Exercise materials:
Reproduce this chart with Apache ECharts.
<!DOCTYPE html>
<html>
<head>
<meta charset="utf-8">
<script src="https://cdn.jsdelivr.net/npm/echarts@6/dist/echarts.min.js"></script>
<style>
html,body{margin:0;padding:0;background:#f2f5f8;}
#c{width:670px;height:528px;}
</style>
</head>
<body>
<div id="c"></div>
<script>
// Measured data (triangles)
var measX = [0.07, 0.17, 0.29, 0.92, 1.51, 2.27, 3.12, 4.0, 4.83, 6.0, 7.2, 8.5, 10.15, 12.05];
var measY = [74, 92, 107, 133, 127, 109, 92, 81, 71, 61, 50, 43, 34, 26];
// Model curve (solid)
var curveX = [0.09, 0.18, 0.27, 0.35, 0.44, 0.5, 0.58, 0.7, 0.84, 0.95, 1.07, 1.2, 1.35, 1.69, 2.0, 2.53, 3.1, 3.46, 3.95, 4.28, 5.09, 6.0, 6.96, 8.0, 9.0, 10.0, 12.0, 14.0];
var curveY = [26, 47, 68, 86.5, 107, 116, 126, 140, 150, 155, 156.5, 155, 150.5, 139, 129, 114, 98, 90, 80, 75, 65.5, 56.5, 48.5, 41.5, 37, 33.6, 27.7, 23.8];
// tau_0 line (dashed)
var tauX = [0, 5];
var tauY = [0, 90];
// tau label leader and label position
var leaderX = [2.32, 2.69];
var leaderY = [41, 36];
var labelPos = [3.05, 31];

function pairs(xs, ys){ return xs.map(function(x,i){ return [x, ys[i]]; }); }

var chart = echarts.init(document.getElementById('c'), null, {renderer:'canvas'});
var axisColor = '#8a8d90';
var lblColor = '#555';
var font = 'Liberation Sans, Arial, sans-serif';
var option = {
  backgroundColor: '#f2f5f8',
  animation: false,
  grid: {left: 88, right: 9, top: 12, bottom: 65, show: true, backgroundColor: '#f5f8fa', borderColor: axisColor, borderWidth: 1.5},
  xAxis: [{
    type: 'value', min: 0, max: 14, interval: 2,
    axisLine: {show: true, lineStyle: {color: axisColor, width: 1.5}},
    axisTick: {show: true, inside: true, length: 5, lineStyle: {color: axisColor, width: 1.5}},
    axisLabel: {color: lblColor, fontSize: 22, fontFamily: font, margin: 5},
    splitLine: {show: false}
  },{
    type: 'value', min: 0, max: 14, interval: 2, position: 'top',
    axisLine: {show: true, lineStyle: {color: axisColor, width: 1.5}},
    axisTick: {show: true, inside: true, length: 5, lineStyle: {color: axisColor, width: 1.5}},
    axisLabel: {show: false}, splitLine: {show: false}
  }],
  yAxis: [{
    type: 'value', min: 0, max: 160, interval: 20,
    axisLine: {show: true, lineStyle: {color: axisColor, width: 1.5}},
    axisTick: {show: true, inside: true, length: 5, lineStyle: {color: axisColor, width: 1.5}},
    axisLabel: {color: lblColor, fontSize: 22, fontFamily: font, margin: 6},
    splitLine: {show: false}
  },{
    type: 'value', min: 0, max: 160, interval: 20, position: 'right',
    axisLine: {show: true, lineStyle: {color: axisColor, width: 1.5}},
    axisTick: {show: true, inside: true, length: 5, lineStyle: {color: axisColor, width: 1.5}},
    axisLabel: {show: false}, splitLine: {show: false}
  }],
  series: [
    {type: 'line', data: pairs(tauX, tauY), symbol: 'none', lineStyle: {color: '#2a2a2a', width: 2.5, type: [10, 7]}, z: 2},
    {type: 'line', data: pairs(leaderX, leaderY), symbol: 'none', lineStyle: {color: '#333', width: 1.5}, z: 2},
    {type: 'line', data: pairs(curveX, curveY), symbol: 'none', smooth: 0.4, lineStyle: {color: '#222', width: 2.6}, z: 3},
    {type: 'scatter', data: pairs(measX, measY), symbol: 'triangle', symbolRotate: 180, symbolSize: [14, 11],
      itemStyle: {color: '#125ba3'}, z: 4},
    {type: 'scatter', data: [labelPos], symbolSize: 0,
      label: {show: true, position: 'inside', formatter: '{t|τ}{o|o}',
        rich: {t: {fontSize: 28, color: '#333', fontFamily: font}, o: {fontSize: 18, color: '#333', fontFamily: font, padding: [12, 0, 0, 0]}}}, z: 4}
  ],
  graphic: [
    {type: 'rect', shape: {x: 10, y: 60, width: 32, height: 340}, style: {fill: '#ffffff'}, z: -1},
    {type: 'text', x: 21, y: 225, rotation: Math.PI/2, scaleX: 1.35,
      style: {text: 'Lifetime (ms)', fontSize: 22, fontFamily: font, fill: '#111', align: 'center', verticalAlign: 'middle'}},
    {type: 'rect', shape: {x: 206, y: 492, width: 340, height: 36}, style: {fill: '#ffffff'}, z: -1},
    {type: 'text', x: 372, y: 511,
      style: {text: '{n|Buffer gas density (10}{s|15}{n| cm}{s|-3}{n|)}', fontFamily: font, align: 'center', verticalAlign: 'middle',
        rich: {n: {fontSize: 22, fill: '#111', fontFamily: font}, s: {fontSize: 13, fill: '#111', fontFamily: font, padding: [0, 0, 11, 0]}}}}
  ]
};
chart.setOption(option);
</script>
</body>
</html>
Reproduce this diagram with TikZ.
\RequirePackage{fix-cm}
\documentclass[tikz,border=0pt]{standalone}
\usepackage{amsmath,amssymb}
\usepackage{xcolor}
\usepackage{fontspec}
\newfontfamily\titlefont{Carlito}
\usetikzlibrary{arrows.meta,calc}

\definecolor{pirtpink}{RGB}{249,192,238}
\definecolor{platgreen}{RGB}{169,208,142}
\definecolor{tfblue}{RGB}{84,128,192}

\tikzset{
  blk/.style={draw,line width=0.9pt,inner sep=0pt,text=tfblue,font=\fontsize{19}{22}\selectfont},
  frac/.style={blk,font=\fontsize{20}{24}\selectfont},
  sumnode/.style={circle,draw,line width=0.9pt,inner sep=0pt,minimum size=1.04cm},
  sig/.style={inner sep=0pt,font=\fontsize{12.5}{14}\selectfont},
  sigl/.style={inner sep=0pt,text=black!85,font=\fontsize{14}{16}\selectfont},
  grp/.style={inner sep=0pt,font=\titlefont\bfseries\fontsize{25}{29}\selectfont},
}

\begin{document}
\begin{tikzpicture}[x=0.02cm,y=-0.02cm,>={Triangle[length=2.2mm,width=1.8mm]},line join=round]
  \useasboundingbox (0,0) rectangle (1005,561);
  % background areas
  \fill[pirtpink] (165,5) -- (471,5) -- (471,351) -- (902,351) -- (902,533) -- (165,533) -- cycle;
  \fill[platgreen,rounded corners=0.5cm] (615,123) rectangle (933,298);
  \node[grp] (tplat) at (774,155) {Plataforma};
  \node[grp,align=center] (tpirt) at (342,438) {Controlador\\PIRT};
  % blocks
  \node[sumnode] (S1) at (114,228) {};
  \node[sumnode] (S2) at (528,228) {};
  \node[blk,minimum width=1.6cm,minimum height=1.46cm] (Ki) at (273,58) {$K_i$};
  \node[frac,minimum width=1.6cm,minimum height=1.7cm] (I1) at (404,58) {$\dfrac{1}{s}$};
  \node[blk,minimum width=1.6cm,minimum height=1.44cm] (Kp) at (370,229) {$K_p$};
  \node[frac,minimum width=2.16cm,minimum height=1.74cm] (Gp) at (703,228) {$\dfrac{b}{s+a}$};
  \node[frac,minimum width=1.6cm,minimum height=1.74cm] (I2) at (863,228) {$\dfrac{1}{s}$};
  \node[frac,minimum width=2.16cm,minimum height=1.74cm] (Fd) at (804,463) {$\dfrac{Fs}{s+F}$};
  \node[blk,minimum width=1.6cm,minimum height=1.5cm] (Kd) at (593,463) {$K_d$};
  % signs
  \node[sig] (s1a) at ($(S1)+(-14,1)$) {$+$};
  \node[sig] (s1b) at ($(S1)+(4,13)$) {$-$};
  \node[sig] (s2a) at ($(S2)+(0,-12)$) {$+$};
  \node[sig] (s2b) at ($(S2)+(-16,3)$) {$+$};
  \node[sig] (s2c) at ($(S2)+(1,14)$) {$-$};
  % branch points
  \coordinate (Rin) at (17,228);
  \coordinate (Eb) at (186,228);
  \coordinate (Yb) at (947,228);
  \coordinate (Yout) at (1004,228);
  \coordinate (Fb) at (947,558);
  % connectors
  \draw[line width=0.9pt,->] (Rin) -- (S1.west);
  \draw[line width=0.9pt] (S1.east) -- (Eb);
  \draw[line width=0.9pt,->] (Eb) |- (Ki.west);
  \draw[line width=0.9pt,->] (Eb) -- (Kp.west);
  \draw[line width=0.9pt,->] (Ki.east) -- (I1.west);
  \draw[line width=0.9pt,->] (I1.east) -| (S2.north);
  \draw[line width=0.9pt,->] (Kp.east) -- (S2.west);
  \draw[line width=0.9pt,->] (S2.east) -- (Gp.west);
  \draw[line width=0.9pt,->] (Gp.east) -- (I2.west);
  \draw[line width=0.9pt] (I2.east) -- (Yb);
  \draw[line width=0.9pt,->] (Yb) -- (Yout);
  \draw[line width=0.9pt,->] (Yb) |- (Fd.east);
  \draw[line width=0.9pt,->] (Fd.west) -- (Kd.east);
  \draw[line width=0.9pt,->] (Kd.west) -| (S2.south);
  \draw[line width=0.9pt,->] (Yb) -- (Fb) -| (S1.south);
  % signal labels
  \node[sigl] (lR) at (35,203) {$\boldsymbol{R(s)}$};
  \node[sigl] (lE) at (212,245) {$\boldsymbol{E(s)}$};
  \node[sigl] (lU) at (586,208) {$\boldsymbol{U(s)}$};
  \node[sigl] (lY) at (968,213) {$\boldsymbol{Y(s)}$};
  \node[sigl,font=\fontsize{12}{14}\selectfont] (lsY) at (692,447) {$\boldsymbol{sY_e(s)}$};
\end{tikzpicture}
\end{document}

Do this: Copy out each line of the material that holds the word "with".

Result:
Reproduce this chart with Apache ECharts.
Reproduce this diagram with TikZ.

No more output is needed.